This Thursday through Saturday, Basement Arts will perform “Duckwash,” a play in two acts written and directed by LSA junior, Laura Deneau.
“Duckwash” spans two worlds: Reality and the imaginary world of the main character, Jan. Jan is a 60-year-old woman who abandoned her husband and 11 children 20 years prior. She moved out to California to pursue her artistic vision of life and only communicated with her family through a series of cryptic letters. At the time of the play, Jan can no longer communicate with people. She prefers nature, which she feels strongly in touch with.
Her daughter, Gale, is a 40-year-old single mother, attempting to find happiness in her engagement to Yost, the local weatherman. When Gale learns that Jan is ill, she uses the knowledge as an excuse to abandon her confusing life and leaves Michigan for California to take care of her mother. Kyle, Gale”s 20-year-old son, is dissatisfied with his reality and feels abandoned by his mother because of her engagement. In order to escape from his reality, Kyle, too, goes in search of Jan, who has served as a heroic figure in both the lives of her daughter and grandson.
When Gale and Kyle see Jan face to face, however, they are made to realize that all the bright visions Jan bestowed on her family through her letters really came from a woman who is weak and struggling with her own disillusionment.
In the play, Jan”s disillusionment comes in three forms: Her imaginary friends Apple, Bead and Becca. Apple and Bead represent the effort to create art and meaning out of Jan”s observance of beauty. Becca represents Jan as a young woman, filled with ideals.
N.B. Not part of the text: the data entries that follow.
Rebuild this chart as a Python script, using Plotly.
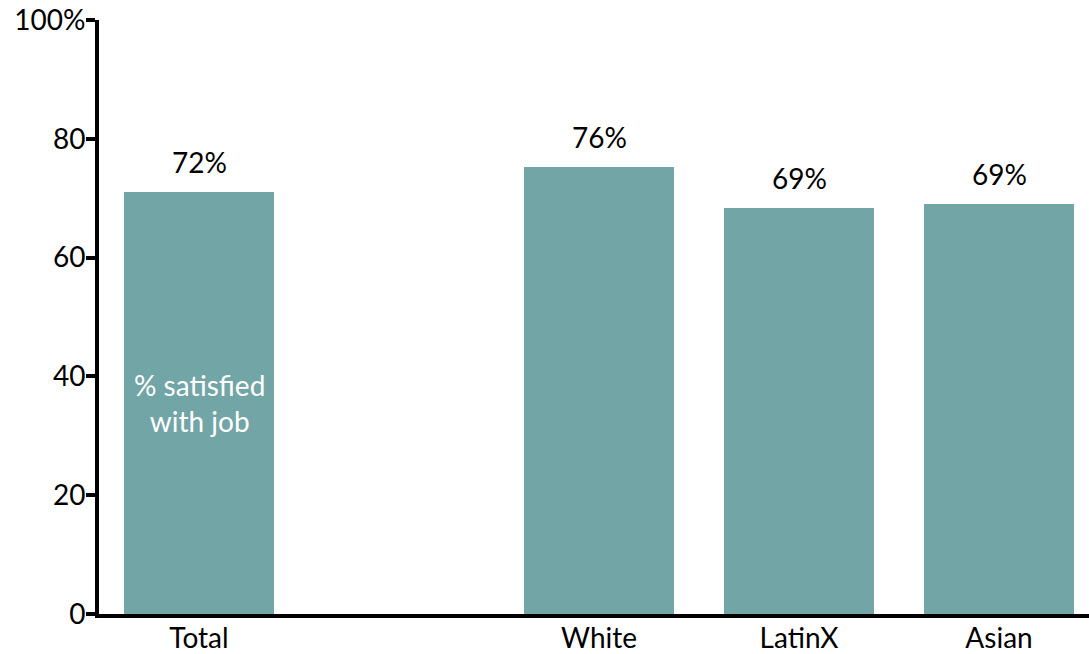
import plotly.graph_objects as go

categories = ["Total", "White", "LatinX", "Asian"]
x_pos = [0, 2, 3, 4]
values = [71.0, 75.3, 68.4, 69.0]
labels = ["72%", "76%", "69%", "69%"]
y_ticks = [0, 20, 40, 60, 80, 100]
y_tick_text = ["0", "20", "40", "60", "80", "100%"]

FONT = "Lato, Open Sans, sans-serif"
BAR = "#72A5A6"
FS = 28

fig = go.Figure()
fig.add_trace(go.Bar(x=x_pos, y=values, width=0.75, marker=dict(color=BAR, line=dict(width=0)),
                     hoverinfo="skip"))

for xp, v, lab in zip(x_pos, values, labels):
    fig.add_annotation(x=xp, y=v, text=lab, showarrow=False, yanchor="bottom", yshift=11,
                       font=dict(family=FONT, size=FS, color="black"))

fig.add_annotation(x=x_pos[0], y=35.5, text="% satisfied<br>with job", showarrow=False,
                   font=dict(family=FONT, size=FS, color="white"))

fig.update_layout(
    width=1089, height=654,
    margin=dict(l=99, r=0, t=20, b=40),
    plot_bgcolor="white", paper_bgcolor="white",
    showlegend=False, bargap=0,
    font=dict(family=FONT, size=FS, color="black"),
    xaxis=dict(range=[-0.5, 4.45], tickvals=x_pos, ticktext=categories, showgrid=False,
               zeroline=False, showline=True, linecolor="black", linewidth=4, ticks="",
               automargin=False, ticklabelstandoff=-4,
               tickfont=dict(family=FONT, size=FS, color="black")),
    yaxis=dict(range=[0, 100], tickvals=y_ticks, ticktext=y_tick_text, showgrid=False,
               zeroline=False, showline=True, linecolor="black", linewidth=4,
               ticks="outside", ticklen=9, tickwidth=4, tickcolor="black", automargin=False,
               ticklabelstandoff=-5,
               tickfont=dict(family=FONT, size=FS, color="black")),
)

fig.write_html("out.html")
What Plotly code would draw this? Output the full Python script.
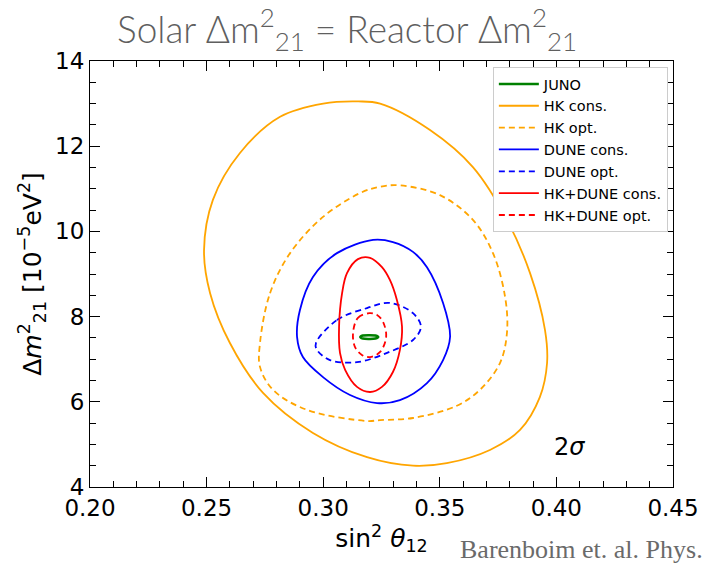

Becca hovers over the play as a symbol of truth, embodying the happiness that Jan and her family are searching for. “As a family drama, it”s about the stratification that goes on in our society, and the way we separate ourselves into categories of age, with the old living one reality, the young living another and the productive middle-aged stuck somewhere in the suburbs,” said Deneau.
The set of “Duckwash” is very pertinent to its plot. The two worlds, reality and that of Jan”s imagination, exist simultaneously on stage, with a white sheet to separate the two. All action taking place in the imaginary world is preformed in silhouette behind the sheet, with characters moving out from behind the sheet to take part in Jan”s reality.
The interaction the characters have between Jan”s real and imaginary worlds, attempt to demonstrate the struggle between the reality present in family and the beautiful dream existing in artistic expression. “The play comes from a feeling of mine that my generation tends to run away from their families and root-communities to find a place in the world of art, beauty and meaning where they can find themselves and be appreciated by an important audience,” Deneau said.
It is clear that this work is very personal to Deneau. As well as writing and directing “Duckwash,” she also came up with the set plot and is putting together the pertinent costumes for her characters, especially those of Jan”s three imaginary friends. Deneau explained that all the characters, although different, embody different aspects of herself. In this way, she feels a close connection to all of her characters.